THE Securities and Exchange Commission on Thursday said it supports the easing of some of the provisions of the Bank Deposits Secrecy Law to reinforce the country’s fight against money laundering, terrorist financing, tax evasion and other financial crimes.

House Bill (HB) 8991 amends the current law and hopes to empower the Bangko Sentral ng Pilipinas (BSP) to inquire into and examine deposits when there is reasonable ground to believe that fraud, serious irregularity or unlawful activity has been committed by stockholders, owners, directors, trustees, officers or employees of supervised institutions, or their representatives, agents, related parties or conspirators.

The bill will further allow the BSP to make the results of the inquiry or examination conducted with the SEC, the Philippine Deposit Insurance Corp., the Anti-Money Laundering Council, the Department of Justice and the courts, when necessary to prevent or prosecute any offense or crime.

“Such provisions will lift a long-standing barrier to effective investigation and prosecution of financial crimes,” the SEC said.

The regulator said the bank secrecy law has limited its effectiveness to establish the owners of bank accounts used in cases of violations of the Securities Regulation Code or the Revised Corporation Code of the Philippines and among other laws.

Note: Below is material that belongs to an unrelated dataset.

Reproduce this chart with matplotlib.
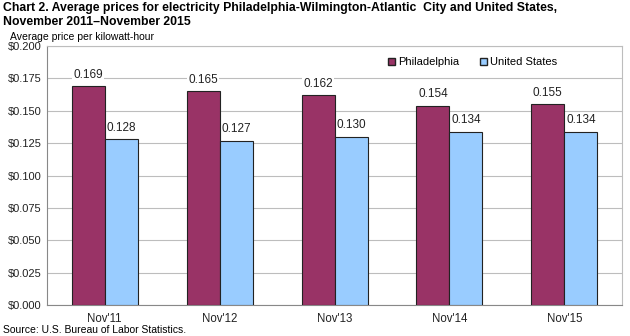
import numpy as np
import matplotlib
matplotlib.use("Agg")
import matplotlib.pyplot as plt
from matplotlib.patches import Patch

plt.rcParams["font.family"] = ["Liberation Sans", "DejaVu Sans"]

# ── Data ──────────────────────────────────────────────────────────────────────
CATEGORIES = ["Nov'11", "Nov'12", "Nov'13", "Nov'14", "Nov'15"]
PHILADELPHIA = [0.169, 0.165, 0.162, 0.154, 0.155]
UNITED_STATES = [0.128, 0.127, 0.130, 0.134, 0.134]
Y_TICKS = [0.0, 0.025, 0.05, 0.075, 0.1, 0.125, 0.15, 0.175, 0.2]

PHIL_COLOR = "#993366"
US_COLOR = "#99CCFF"
GRID = "#bdbdbd"

fig = plt.figure(figsize=(6.3, 3.36), dpi=100, facecolor="white")
ax = fig.add_axes([0.075, 0.092, 0.912, 0.771])

x = np.arange(len(CATEGORIES))
w = 0.287
b1 = ax.bar(x - w / 2, PHILADELPHIA, w, color=PHIL_COLOR, edgecolor="#222222",
            linewidth=0.8, zorder=3, label="Philadelphia")
b2 = ax.bar(x + w / 2, UNITED_STATES, w, color=US_COLOR, edgecolor="#222222",
            linewidth=0.8, zorder=3, label="United States")

for bars, vals in ((b1, PHILADELPHIA), (b2, UNITED_STATES)):
    for r, v in zip(bars, vals):
        ax.annotate(f"{v:.3f}", (r.get_x() + r.get_width() / 2, v),
                    xytext=(0, 4), textcoords="offset points",
                    ha="center", va="bottom", fontsize=8.5, color="#222",
                    zorder=2,
                    bbox=dict(facecolor="white", edgecolor="none", pad=1))

ax.set_xlim(-0.5, len(CATEGORIES) - 0.5)
ax.set_ylim(0, 0.2)
ax.set_yticks(Y_TICKS)
ax.set_yticklabels([f"${t:.3f}" for t in Y_TICKS], fontsize=8)
ax.set_xticks(x)
ax.set_xticklabels(CATEGORIES, fontsize=8.3)
ax.tick_params(axis="both", length=0, colors="#222")
ax.tick_params(axis="y", pad=4)
ax.tick_params(axis="x", pad=6)
ax.grid(axis="y", color=GRID, linewidth=0.8, zorder=0)
for s in ax.spines.values():
    s.set_color(GRID)
    s.set_linewidth(0.8)
ax.spines["left"].set_color("#888888")
ax.spines["bottom"].set_color("#888888")

handles = [Patch(facecolor=PHIL_COLOR, edgecolor="#222"),
           Patch(facecolor=US_COLOR, edgecolor="#222")]
ax.legend(handles, ["Philadelphia", "United States"], loc="center left",
          bbox_to_anchor=(0.593, 0.938), ncol=2, frameon=False, fontsize=8,
          handlelength=0.6, handleheight=0.6, handletextpad=0.3,
          columnspacing=1.9, borderpad=0, borderaxespad=0)

fig.text(0.005, 0.995,
         "Chart 2. Average prices for electricity Philadelphia-Wilmington-Atlantic  City and United States,\nNovember 2011\u2013November 2015",
         ha="left", va="top", fontsize=8.8, fontweight="bold", linespacing=1.25)
fig.text(0.016, 0.89, "Average price per kilowatt-hour", ha="left", va="center",
         fontsize=7.5)
fig.text(0.005, 0.018, "Source: U.S. Bureau of Labor Statistics.", ha="left",
         va="center", fontsize=7.5)

fig.savefig("out.png", dpi=100, facecolor="white")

In certain cases, the said law also has prevented the SEC from validating information on the declared financial position of companies where there are grounds to believe that there is an effort to conceal misconduct, corporate fraud or noncompliance with certain requirements.

The Financial Action Task Force, the International Monetary Fund and other international organizations have repeatedly raised concerns about the unintended consequences of the country’s stringent bank secrecy law and recommended its easing to enable effective supervision of the financial system.

The enactment of HB 8991 into law will serve as one testament to the Philippines’s commitment to international standards and best practices against money laundering, terrorist financing and other financial crimes, the SEC said.

“The bill should likewise result in lower costs of cross-border transactions and eased restrictions in investment and foreign currency inflows by keeping the Philippines off the FATF ‘grey list’ of jurisdictions under increased monitoring for high risks of money laundering and terrorist financing,” the regulator added.